Staff writer, with CNA

Sun, Sep 24, 2017 - Page 3

The nation’s first immigrant lawmaker said the government must help create a friendlier environment for Southeast Asians if it wants its New Southbound Policy to be successful.

The Democratic Progressive Party administration that took office in May last year adopted the New Southbound Policy in part to reduce the nation’s economic dependence on China and strengthen ties with ASEAN members.

As part of the policy, Taiwan on Aug. 1 last year relaxed visa restrictions on tourists from several ASEAN members and India.

Legislator Lin Li-chan (林麗蟬) won a seat in January last year as an at-large candidate for the Chinese Nationalist Party (KMT). A native of Cambodia, she became a naturalized Republic of China citizen 20 years ago through marriage.

Lin approved of the government’s focus on ASEAN, but said there was room for improvement if the nation is truly intent on attracting more visitors from the region.

“I believe it is a good thing that the government is willing to spend a lot of time and money to promote the policy, but more concrete measures are needed to create a friendlier environment,” she said.

First, Taiwan needs more Southeast Asian tour guides to cater to increasing demand as tourists from the region take advantage of their visa-free privileges, she said.

For example, arrivals from Thailand rose 57 percent last year from a year earlier to 195,640, and were up another 82 percent in the first seven months of this year, Tourism Bureau statistics show.

The government wants to boost tourism among Southeast Asian nations, but there are not enough tour guides that can speak their languages, Lin said.

“We only have about 100 tour guides who can speak Southeast Asian languages, hardly enough to meet the rising demand,” she said.

New immigrants, most of whom originated from Southeast Asia and moved to Taiwan for marriage or work after the 1990s, have shown interest in taking up the task, but tour guide certification requirements do not work in their favor, she said.

Test-takers must display language skills and knowledge of the nation’s history and culture — barriers to those who are not originally from Taiwan, she said, adding that without formal tour guide certification, new immigrants can only serve as assistants to Taiwanese tour guides and earn much less.

To solve the problem, Lin said that she has worked with the New Taipei City Government to offer training programs to help new immigrants become certified tour guides.

The initiative has proved successful, she said, adding that the Tourism Bureau has decided to launch a similar program nationwide.

The railway system is another impediment to travelers from the region, as it does not announce information in Southeast Asian languages, even though more than 500,000 workers from ASEAN countries take trains regularly, she said.
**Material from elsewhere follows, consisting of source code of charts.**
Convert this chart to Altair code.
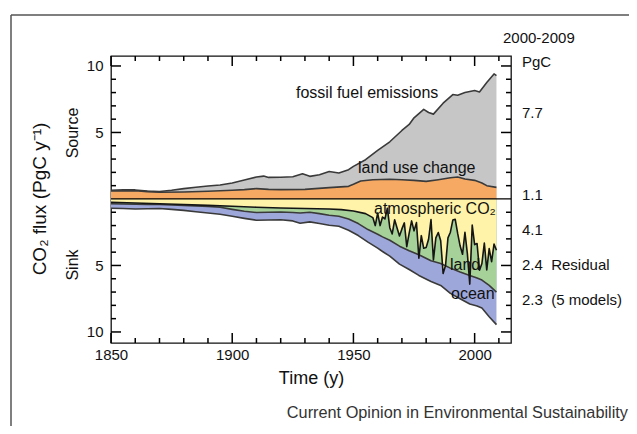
import altair as alt
import pandas as pd

FONT = "Liberation Sans"

# ---------------- data ----------------
src_years = [1850, 1855, 1860, 1865, 1870, 1875, 1880, 1885, 1890, 1895, 1900, 1905, 1910, 1913,
             1915, 1920, 1925, 1929, 1932, 1936, 1940, 1944, 1948, 1950, 1955, 1960, 1965, 1970,
             1973, 1975, 1979, 1981, 1983, 1987, 1991, 1993, 1996, 2000, 2002, 2005, 2008, 2009]
total_source = [0.66, 0.68, 0.68, 0.6, 0.56, 0.65, 0.78, 0.88, 0.98, 1.05, 1.2, 1.42, 1.65, 1.72,
                1.62, 1.63, 1.67, 1.9, 1.7, 1.82, 2.07, 1.95, 2.2, 2.45, 2.95, 3.65, 4.3, 5.15,
                5.6, 6.1, 6.74, 6.5, 6.38, 7.2, 7.85, 7.8, 8.0, 8.15, 8.05, 8.75, 9.4, 9.27]

luc_years = [1850, 1860, 1865, 1870, 1880, 1890, 1900, 1905, 1910, 1915, 1920, 1930, 1940, 1948,
             1950, 1953, 1958, 1965, 1970, 1975, 1980, 1985, 1990, 1993, 1996, 2000, 2003, 2005, 2009]
luc_top = [0.6, 0.62, 0.55, 0.5, 0.52, 0.58, 0.65, 0.7, 0.78, 0.72, 0.7, 0.72, 0.85, 0.95,
           1.1, 1.35, 1.45, 1.48, 1.45, 1.4, 1.32, 1.45, 1.6, 1.65, 1.5, 1.4, 1.2, 1.0, 0.87]

atm_years = [1850, 1860, 1870, 1880, 1890, 1900, 1910, 1920, 1930, 1940, 1945, 1950, 1955, 1958] + list(range(1959, 2010))
atm_growth = [0.25, 0.3, 0.36, 0.42, 0.48, 0.55, 0.62, 0.68, 0.72, 0.75, 0.8, 0.9, 1.1, 1.4,
              2.0, 1.06, 2.0, 1.36, 1.5, 0.7, 2.16, 2.63, 1.57, 2.18, 2.78, 2.25, 1.8, 3.58,
              2.57, 1.65, 2.4, 1.78, 4.45, 2.76, 3.71, 3.65, 3.03, 1.55, 4.58, 2.93, 2.52, 3.14,
              5.6, 5.0, 2.93, 2.5, 1.59, 1.53, 2.59, 3.52, 4.16, 2.5, 4.11, 6.4, 1.97, 3.43,
              3.35, 5.36, 4.85, 3.31, 5.34, 3.73, 4.71, 3.39, 3.85]

sink_years = [1850, 1855, 1860, 1865, 1870, 1875, 1880, 1885, 1890, 1895, 1900, 1905, 1910, 1915,
              1920, 1925, 1928, 1932, 1936, 1940, 1944, 1948, 1952, 1956, 1960, 1962, 1965, 1969,
              1973, 1977, 1982, 1986, 1990, 1994, 1998, 2001, 2003, 2006, 2009]
land_bottom = [0.36, 0.38, 0.4, 0.42, 0.42, 0.45, 0.48, 0.52, 0.56, 0.62, 0.78, 0.92, 1.02, 1.0,
               0.98, 1.02, 1.05, 1.0, 1.1, 1.22, 1.3, 1.5, 1.85, 2.3, 2.65, 2.85, 3.1, 3.55,
               3.9, 4.2, 4.65, 4.85, 5.2, 5.5, 5.75, 5.95, 6.1, 6.5, 7.0]
ocean_bottom = [0.7, 0.72, 0.75, 0.74, 0.72, 0.78, 0.86, 0.96, 1.05, 1.15, 1.3, 1.46, 1.6, 1.58,
                1.56, 1.65, 1.82, 1.72, 1.84, 1.98, 2.05, 2.35, 2.75, 3.25, 3.7, 3.95, 4.3, 4.9,
                5.3, 5.75, 6.2, 6.5, 7.1, 7.5, 7.9, 8.05, 8.2, 8.85, 9.45]

x_label_years = [1850, 1900, 1950, 2000]
x_major_ticks = [1850, 1900, 1950, 2000]
x_minor_ticks = [1860, 1870, 1880, 1890, 1910, 1920, 1930, 1940, 1960, 1970, 1980, 1990, 2010]
y_label_values = [-10, -5, 5, 10]
y_major_ticks = [-10, -5, 5, 10]
y_minor_ticks = [-9, -8, -7, -6, -4, -3, -2, -1, 1, 2, 3, 4, 6, 7, 8, 9]

budget_labels = ["PgC", "7.7", "1.1", "4.1", "2.4\u00a0\u00a0Residual", "2.3\u00a0\u00a0(5 models)"]

# ---------------- chart ----------------
W, H = 400, 287
X0, X1 = 1850, 2015
Y0, Y1 = -10.83, 10.75
xs = alt.Scale(domain=[X0, X1], nice=False, zero=False)
ys = alt.Scale(domain=[Y0, Y1], nice=False, zero=False)

x_axis = alt.Axis(values=x_label_years, ticks=False, domain=False, grid=False, format="d",
                  labelFontSize=15, labelPadding=4, labelColor="#111", labelFlush=False,
                  title="Time (y)", titleFontSize=18, titleFontWeight="normal",
                  titlePadding=7, titleColor="#111")
y_axis = alt.Axis(values=y_label_values, labelExpr="abs(datum.value)", ticks=False, domain=False,
                  grid=False, labelFontSize=15, labelPadding=8, labelColor="#111",
                  labelFlush=False, title=None)

X = alt.X("year:Q", scale=xs, axis=x_axis)
Y = alt.Y("v:Q", scale=ys, axis=y_axis)
Xp = alt.X("year:Q", scale=xs)
Yp = alt.Y("v:Q", scale=ys)

GRAY, ORANGE, YELLOW, GREEN, BLUE = "#c6c6c6", "#f6a963", "#fef3a8", "#a6d199", "#9ea7da"
LINE = "#3a3a3a"


def df(years, vals, sign=1):
    return pd.DataFrame({"year": years, "v": [sign * v for v in vals]})


src_df = df(src_years, total_source)
luc_df = df(luc_years, luc_top)
atm_df = df(atm_years, atm_growth, -1)
land_df = df(sink_years, land_bottom, -1)
ocean_df = df(sink_years, ocean_bottom, -1)

layers = []
layers.append(alt.Chart(src_df).mark_area(color=GRAY).encode(x=X, y=Y, y2=alt.datum(0)))
layers.append(alt.Chart(luc_df).mark_area(color=ORANGE).encode(x=X, y=Y, y2=alt.datum(0)))
layers.append(alt.Chart(ocean_df).mark_area(color=BLUE).encode(x=X, y=Y, y2=alt.datum(0)))
layers.append(alt.Chart(land_df).mark_area(color=GREEN).encode(x=X, y=Y, y2=alt.datum(0)))
layers.append(alt.Chart(atm_df).mark_area(color=YELLOW).encode(x=X, y=Y, y2=alt.datum(0)))

for d, col in [(src_df, LINE), (luc_df, LINE), (land_df, LINE), (ocean_df, LINE), (atm_df, "#151515")]:
    layers.append(alt.Chart(d).mark_line(color=col, strokeWidth=1.6, strokeJoin="round").encode(x=X, y=Y))

layers.append(alt.Chart(pd.DataFrame({"v": [0]})).mark_rule(color="#000", strokeWidth=1.3).encode(y=Y))

# inward ticks: tick marks placed by the scales, centred just inside each frame edge
TK = "#000000"
xt_major = pd.DataFrame({"year": x_major_ticks})
xt_minor = pd.DataFrame({"year": x_minor_ticks})
yt_major = pd.DataFrame({"v": y_major_ticks})
yt_minor = pd.DataFrame({"v": y_minor_ticks})
for tdf, ln in [(xt_major, 10), (xt_minor, 5)]:
    layers.append(alt.Chart(tdf).mark_tick(color=TK, size=ln, thickness=1.5, opacity=1).encode(
        x=Xp, y=alt.value(ln / 2)))
    layers.append(alt.Chart(tdf).mark_tick(color=TK, size=ln, thickness=1.5, opacity=1).encode(
        x=Xp, y=alt.value(H - ln / 2)))
for tdf, ln in [(yt_major, 10), (yt_minor, 5)]:
    layers.append(alt.Chart(tdf).mark_rule(color=TK, strokeWidth=1.5).encode(
        y=Yp, x=alt.value(0), x2=alt.value(ln)))
    layers.append(alt.Chart(tdf).mark_rule(color=TK, strokeWidth=1.5).encode(
        y=Yp, x=alt.value(W - ln), x2=alt.value(W)))


def label(text, x, y, size=16, align="left", angle=0, color="#111"):
    kw = dict(fontSize=size, align=align, baseline="middle", color=color, font=FONT)
    if angle:
        kw["angle"] = angle
    return alt.Chart(pd.DataFrame({"t": [text]})).mark_text(**kw).encode(
        x=alt.value(x), y=alt.value(y), text="t:N")


layers.append(label("fossil fuel emissions", 185, 37))
layers.append(label("land use change", 247, 112))
layers.append(label("atmospheric CO\u2082", 263, 153))
layers.append(label("land", 339, 209))
layers.append(label("ocean", 340, 238))

layers.append(label("CO\u2082 flux (PgC y\u207b\u00b9)", -71, 143, size=19, align="center", angle=270))
layers.append(label("Source", -38, 77, size=16, align="center", angle=270))
layers.append(label("Sink", -38, 209, size=16, align="center", angle=270))

layers.append(label("2000-2009", 392, -18, size=15))
for txt, yy in zip(budget_labels, [6, 57, 139, 174, 209, 244]):
    layers.append(label(txt, 411, yy, size=15))

layers.append(label("Current Opinion in Environmental Sustainability", 517, 357, size=16.3,
                    align="right", color="#333"))

layers.append(alt.Chart(pd.DataFrame({"a": [0]})).mark_rule(color="#555", strokeWidth=1.5).encode(
    x=alt.value(-100), x2=alt.value(520), y=alt.value(-41)))
layers.append(alt.Chart(pd.DataFrame({"a": [0]})).mark_rule(color="#555", strokeWidth=1.5).encode(
    x=alt.value(-100), y=alt.value(-41), y2=alt.value(372)))

chart = alt.layer(*layers).properties(
    width=W, height=H,
    autosize=alt.AutoSizeParams(type="none"),
    padding={"left": 103, "top": 48, "right": 118, "bottom": 83},
).configure_view(stroke="#111", strokeWidth=1.3).configure_axis(
    labelFont=FONT, titleFont=FONT, titleFontWeight="normal"
).configure_text(font=FONT)

chart.save("out.html", embed_options={"renderer": "svg", "actions": False})
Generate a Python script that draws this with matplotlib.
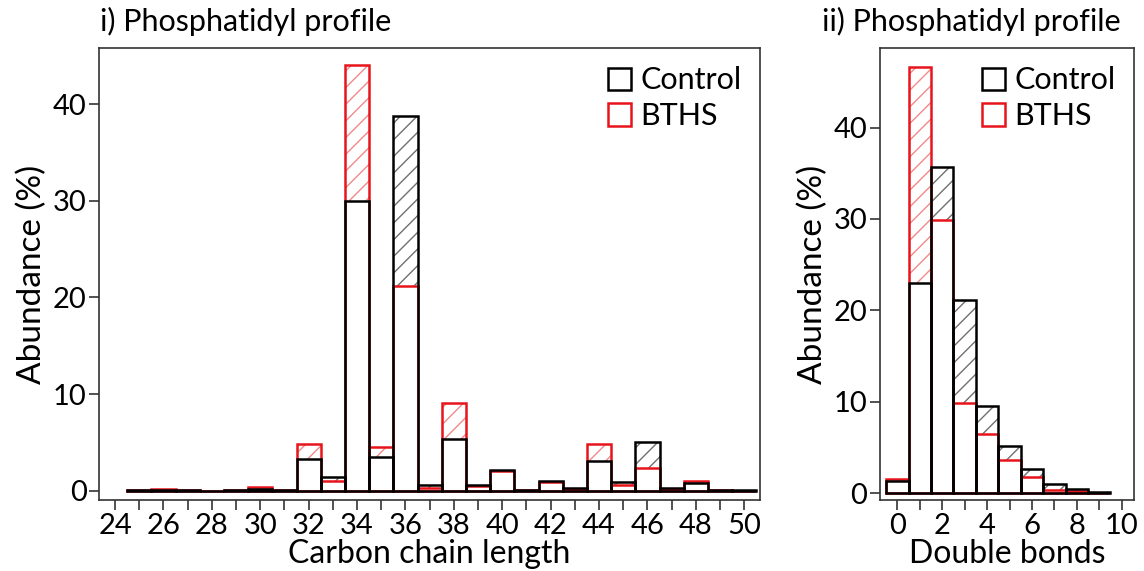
import matplotlib.pyplot as plt
from matplotlib.patches import Patch
from matplotlib.ticker import MultipleLocator
import numpy as np

plt.rcParams['font.family'] = ['Lato', 'DejaVu Sans']
plt.rcParams['hatch.linewidth'] = 1.0

# carbon chain length profile
chain_len = np.arange(25, 51)
chain_control = [0.05, 0.05, 0.05, 0.0, 0.05, 0.2, 0.05, 3.3, 1.45, 30.0, 3.5, 38.8, 0.6,
                 5.4, 0.6, 2.2, 0.1, 1.0, 0.3, 3.1, 0.9, 5.05, 0.3, 0.85, 0.05, 0.05]
chain_bths = [0.05, 0.15, 0.1, 0.0, 0.05, 0.35, 0.05, 4.8, 1.05, 44.0, 4.5, 21.2, 0.25,
              9.1, 0.45, 2.1, 0.1, 0.95, 0.15, 4.8, 0.6, 2.4, 0.2, 1.05, 0.05, 0.0]

# double bond profile
dbonds = np.arange(0, 10)
db_control = [1.3, 23.0, 35.7, 21.1, 9.5, 5.2, 2.6, 1.03, 0.48, 0.1]
db_bths = [1.55, 46.6, 29.9, 9.86, 6.43, 3.65, 1.75, 0.4, 0.2, 0.05]

c_black = '#000000'
c_red = '#e8141c'
hatch_colors = {'control': '#707070', 'bths': '#f08a8a'}


def draw_profile(ax, x, control, bths):
    control = np.asarray(control)
    bths = np.asarray(bths)
    lo = np.minimum(control, bths)
    diff = np.abs(control - bths)
    hc = [hatch_colors['control'] if c >= b else hatch_colors['bths'] for c, b in zip(control, bths)]
    for xi, l, d, col in zip(x, lo, diff, hc):
        ax.bar(xi, d, bottom=l, width=1, fill=False, edgecolor=col, linewidth=0, hatch='//')
    ax.bar(x, bths, width=1, fill=False, edgecolor=c_red, linewidth=1.8)
    ax.bar(x, control, width=1, fill=False, edgecolor=c_black, linewidth=1.8)
    for s in ax.spines.values():
        s.set_color('#333333')
        s.set_linewidth(1.2)
    ax.tick_params(which='both', direction='out', length=7, width=1.2, color='#333333',
                   labelsize=21, pad=2)
    ax.set_ylabel('Abundance (%)', fontsize=24, labelpad=4)
    ax.legend(handles=[Patch(facecolor='none', edgecolor=c_black, linewidth=1.8, label='Control'),
                       Patch(facecolor='none', edgecolor=c_red, linewidth=1.8, label='BTHS')],
              loc='upper right', frameon=False, fontsize=22, handlelength=0.75, handleheight=0.75,
              handletextpad=0.3, labelspacing=0.25, borderaxespad=0.2)


fig = plt.figure(figsize=(11.44, 5.71), dpi=100)
ax1 = fig.add_axes([0.0868, 0.1243, 0.5775, 0.7915])
ax2 = fig.add_axes([0.7692, 0.1243, 0.2220, 0.7915])

draw_profile(ax1, chain_len, chain_control, chain_bths)
ax1.set_xlim(23.35, 50.65)
ax1.set_ylim(-0.95, 45.8)
ax1.xaxis.set_major_locator(MultipleLocator(2))
ax1.xaxis.set_minor_locator(MultipleLocator(1))
ax1.yaxis.set_major_locator(MultipleLocator(10))
ax1.set_xlabel('Carbon chain length', fontsize=23, labelpad=0)

draw_profile(ax2, dbonds, db_control, db_bths)
ax2.set_xlim(-0.78, 10.55)
ax2.set_ylim(-0.75, 48.7)
ax2.xaxis.set_major_locator(MultipleLocator(2))
ax2.xaxis.set_minor_locator(MultipleLocator(1))
ax2.yaxis.set_major_locator(MultipleLocator(10))
ax2.set_xlabel('Double bonds', fontsize=23, labelpad=0)

fig.text(0.0874, 0.962, 'i) Phosphatidyl profile', fontsize=22, va='center', ha='left')
fig.text(0.7185, 0.962, 'ii) Phosphatidyl profile', fontsize=22, va='center', ha='left')

fig.savefig('out.png', dpi=100)
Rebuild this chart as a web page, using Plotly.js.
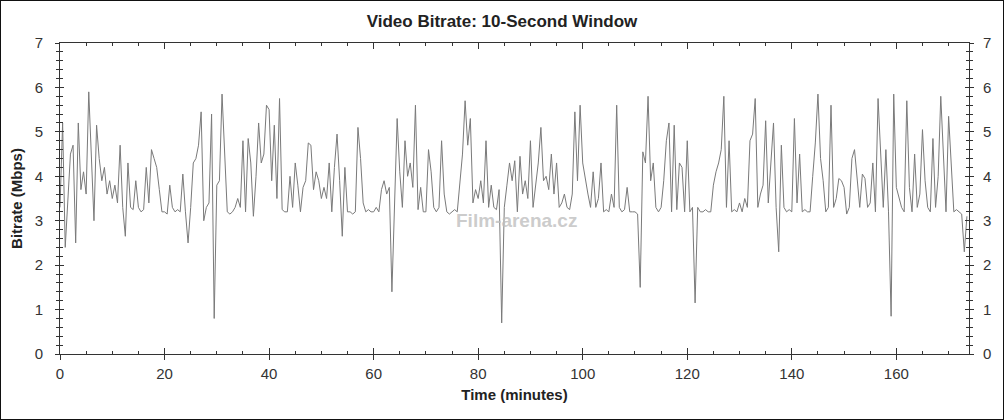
<!DOCTYPE html>
<html>
<head>
<meta charset="utf-8">
<script src="https://cdn.plot.ly/plotly-3.0.1.min.js"></script>
<style>
  html, body { margin: 0; padding: 0; background: #fff; }
  #wrap { width: 1002px; height: 418px; border: 1px solid #111; }
  #chart { width: 1002px; height: 418px; }
</style>
</head>
<body>
<div id="wrap"><div id="chart"></div></div>
<script>
// Sampling step of the series (minutes)
const stepMinutes = 0.5;

// Video bitrate (Mbps), 10-second window, read every 0.5 minute
const bitrate0to10   = [3.3, 5.2, 2.4, 3.6, 4.5, 4.7, 2.5, 5.2, 3.7, 4.1, 3.6, 5.9, 4.6, 3.0, 5.15, 4.4, 3.9, 4.2, 3.6, 3.9];
const bitrate10to20  = [3.5, 3.8, 3.4, 4.7, 3.3, 2.65, 4.3, 3.3, 3.25, 3.9, 3.3, 3.2, 3.25, 4.2, 3.4, 4.6, 4.4, 4.2, 3.7, 3.2];
const bitrate20to30  = [3.2, 3.15, 3.8, 3.3, 3.2, 3.25, 3.2, 4.05, 3.2, 2.5, 3.3, 4.3, 4.4, 4.7, 5.45, 3.0, 3.3, 3.4, 5.4, 0.8];
const bitrate30to40  = [3.8, 3.9, 5.85, 4.4, 3.2, 3.15, 3.2, 3.3, 3.5, 3.3, 4.8, 3.2, 4.85, 4.3, 3.1, 4.0, 5.2, 4.3, 4.5, 5.6];
const bitrate40to50  = [5.5, 3.9, 5.15, 3.5, 5.75, 3.25, 3.2, 3.2, 4.0, 3.3, 4.3, 3.8, 3.2, 3.75, 3.9, 4.75, 4.7, 3.7, 4.1, 3.9];
const bitrate50to60  = [3.5, 3.75, 3.5, 4.3, 3.2, 4.2, 4.95, 3.9, 2.65, 4.2, 3.2, 3.2, 3.15, 3.2, 5.1, 4.4, 3.4, 3.2, 3.25, 3.2];
const bitrate60to70  = [3.2, 3.3, 3.2, 3.7, 3.9, 3.6, 3.75, 1.4, 3.5, 5.3, 4.1, 3.3, 4.8, 4.0, 4.3, 3.75, 5.6, 3.25, 3.75, 3.2];
const bitrate70to80  = [3.2, 4.6, 4.1, 3.3, 3.2, 3.3, 4.8, 3.6, 3.2, 3.15, 3.2, 3.25, 3.2, 3.9, 4.5, 5.7, 4.7, 5.3, 3.4, 3.7];
const bitrate80to90  = [3.5, 3.9, 3.4, 4.8, 3.3, 3.8, 3.3, 3.25, 3.7, 0.7, 3.3, 3.8, 4.3, 3.9, 4.35, 3.2, 4.45, 3.6, 3.9, 3.5];
const bitrate90to100 = [4.8, 3.3, 3.8, 4.3, 5.1, 3.9, 4.0, 3.7, 4.5, 3.6, 4.3, 3.3, 3.4, 3.6, 3.3, 3.25, 3.6, 5.45, 3.9, 5.6];
const bitrate100to110 = [4.3, 3.9, 3.6, 3.3, 4.1, 3.3, 3.5, 4.3, 3.2, 3.25, 3.2, 3.6, 3.3, 5.6, 3.3, 3.2, 3.25, 3.75, 3.2, 3.2];
const bitrate110to120 = [3.2, 3.15, 1.5, 4.55, 4.3, 5.8, 3.9, 4.3, 3.3, 3.2, 3.3, 3.9, 4.8, 5.2, 3.2, 5.15, 3.25, 4.3, 4.2, 3.2];
const bitrate120to130 = [4.8, 3.2, 3.3, 1.15, 3.3, 3.2, 3.2, 3.25, 3.2, 3.2, 3.8, 4.1, 4.3, 4.6, 5.8, 3.3, 4.8, 3.2, 3.25, 3.2];
const bitrate130to140 = [3.4, 3.2, 3.5, 3.3, 4.8, 4.95, 5.75, 3.3, 3.6, 3.8, 5.25, 3.4, 4.3, 5.2, 3.3, 2.3, 4.7, 3.3, 3.2, 3.25];
const bitrate140to150 = [3.2, 5.3, 3.4, 4.5, 3.2, 3.25, 3.2, 3.2, 4.0, 4.75, 5.85, 4.4, 3.9, 3.2, 3.3, 5.6, 3.3, 3.5, 3.95, 3.9];
const bitrate150to160 = [3.75, 3.15, 3.3, 4.4, 4.6, 3.9, 3.3, 4.05, 3.95, 3.3, 3.4, 4.3, 3.2, 5.75, 4.5, 3.3, 4.6, 3.2, 0.85, 5.85];
const bitrate160to170 = [3.75, 3.5, 3.3, 3.2, 5.7, 3.75, 3.2, 4.5, 3.3, 3.6, 5.05, 3.9, 3.3, 3.2, 4.85, 3.3, 4.0, 5.8, 4.3, 3.2];
const bitrate170toEnd = [5.35, 4.3, 3.2, 3.25, 3.2, 3.15, 2.3, 3.1];

// Axis ticks
const xTickValues = [0, 20, 40, 60, 80, 100, 120, 140, 160];
const yTickValues = [0, 1, 2, 3, 4, 5, 6, 7];
const xRange = [0, 173.9];
const yRange = [0, 7];

const bitrate = [].concat(
  bitrate0to10, bitrate10to20, bitrate20to30, bitrate30to40, bitrate40to50,
  bitrate50to60, bitrate60to70, bitrate70to80, bitrate80to90, bitrate90to100,
  bitrate100to110, bitrate110to120, bitrate120to130, bitrate130to140,
  bitrate140to150, bitrate150to160, bitrate160to170, bitrate170toEnd
);
const minutes = bitrate.map((_, i) => i * stepMinutes);

const FONT = 'Liberation Sans, Arial, sans-serif';
const axisColor = '#333333';
const tickFont = { family: FONT, size: 15, color: '#333333' };
const titleFont = { family: FONT, size: 15, weight: 700, color: '#222222' };

const traces = [
  {
    x: minutes, y: bitrate, type: 'scatter', mode: 'lines',
    line: { color: '#7a7a7a', width: 1 }, hoverinfo: 'skip', showlegend: false,
    xaxis: 'x', yaxis: 'y'
  },
  { x: [], y: [], type: 'scatter', mode: 'lines', xaxis: 'x2', yaxis: 'y2', showlegend: false },
  { x: [], y: [], type: 'scatter', mode: 'lines', xaxis: 'x', yaxis: 'y3', showlegend: false }
];

const layout = {
  width: 1002, height: 418,
  margin: { l: 59, r: 34, t: 42, b: 65, pad: 0 },
  paper_bgcolor: '#ffffff', plot_bgcolor: '#ffffff',
  showlegend: false,
  title: {
    text: 'Video Bitrate: 10-Second Window',
    font: { family: FONT, size: 17, weight: 700, color: '#222222' },
    x: 0.5, xref: 'container', xanchor: 'center',
    y: 0.952, yref: 'container', yanchor: 'middle'
  },
  xaxis: {
    range: xRange, tickvals: xTickValues, ticktext: xTickValues.map(String),
    ticks: 'outside', ticklen: 5, tickcolor: axisColor, tickwidth: 1,
    showline: true, linecolor: axisColor, linewidth: 1,
    showgrid: false, zeroline: false, tickfont: tickFont, ticklabelstandoff: 1,
    title: { text: 'Time (minutes)', font: titleFont, standoff: 8 }
  },
  xaxis2: {
    overlaying: 'x', anchor: 'y', side: 'bottom', range: xRange,
    tickvals: xTickValues, showticklabels: false,
    ticks: 'inside', ticklen: 6, tickcolor: axisColor,
    minor: { dtick: 5, tick0: 0, ticks: 'inside', ticklen: 3, tickcolor: axisColor, showgrid: false },
    showline: true, linecolor: axisColor, mirror: 'ticks',
    showgrid: false, zeroline: false
  },
  yaxis: {
    range: yRange, tickvals: yTickValues, ticktext: yTickValues.map(String),
    ticks: 'outside', ticklen: 4, tickcolor: axisColor,
    minor: { dtick: 0.2, tick0: 0, ticks: 'outside', ticklen: 3, tickcolor: axisColor, showgrid: false },
    showline: true, linecolor: axisColor, linewidth: 1,
    showgrid: false, zeroline: false, tickfont: tickFont, ticklabelstandoff: 9,
    title: { text: 'Bitrate (Mbps)', font: titleFont, standoff: 8 }
  },
  yaxis2: {
    overlaying: 'y', anchor: 'x2', side: 'right', range: yRange,
    tickvals: yTickValues, ticktext: yTickValues.map(String),
    ticks: 'outside', ticklen: 4, tickcolor: axisColor,
    minor: { dtick: 0.2, tick0: 0, ticks: 'outside', ticklen: 3, tickcolor: axisColor, showgrid: false },
    showline: true, linecolor: axisColor,
    showgrid: false, zeroline: false, tickfont: tickFont, ticklabelstandoff: 6
  },
  yaxis3: {
    overlaying: 'y', anchor: 'x', side: 'left', range: yRange,
    tickvals: yTickValues, showticklabels: false,
    ticks: 'inside', ticklen: 4, tickcolor: axisColor,
    minor: { dtick: 0.2, tick0: 0, ticks: 'inside', ticklen: 3, tickcolor: axisColor, showgrid: false },
    mirror: 'ticks', showline: false, showgrid: false, zeroline: false
  },
  annotations: [
    {
      text: 'Film-arena.cz', xref: 'paper', yref: 'paper',
      x: 0.502, y: 0.43, xanchor: 'center', yanchor: 'middle', showarrow: false,
      font: { family: FONT, size: 19, weight: 700, color: 'rgba(190,190,190,0.8)' }
    }
  ]
};

Plotly.newPlot('chart', traces, layout, { staticPlot: true, displayModeBar: false });
</script>
</body>
</html>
To address the issue, she invited new immigrants from Indonesia, Vietnam and Thailand to record announcements for the Taiwan Railways Administration to make it easier for visitors and migrant workers to navigate the railway system.

The service started in April and is so far available in nine railway stations: Taipei, New Taipei City’s Banciao (板橋), Taoyuan, Taoyuan’s Jhongli District (中壢), Taichung, Changhua, Tainan, Kaohsiung and Pingtung.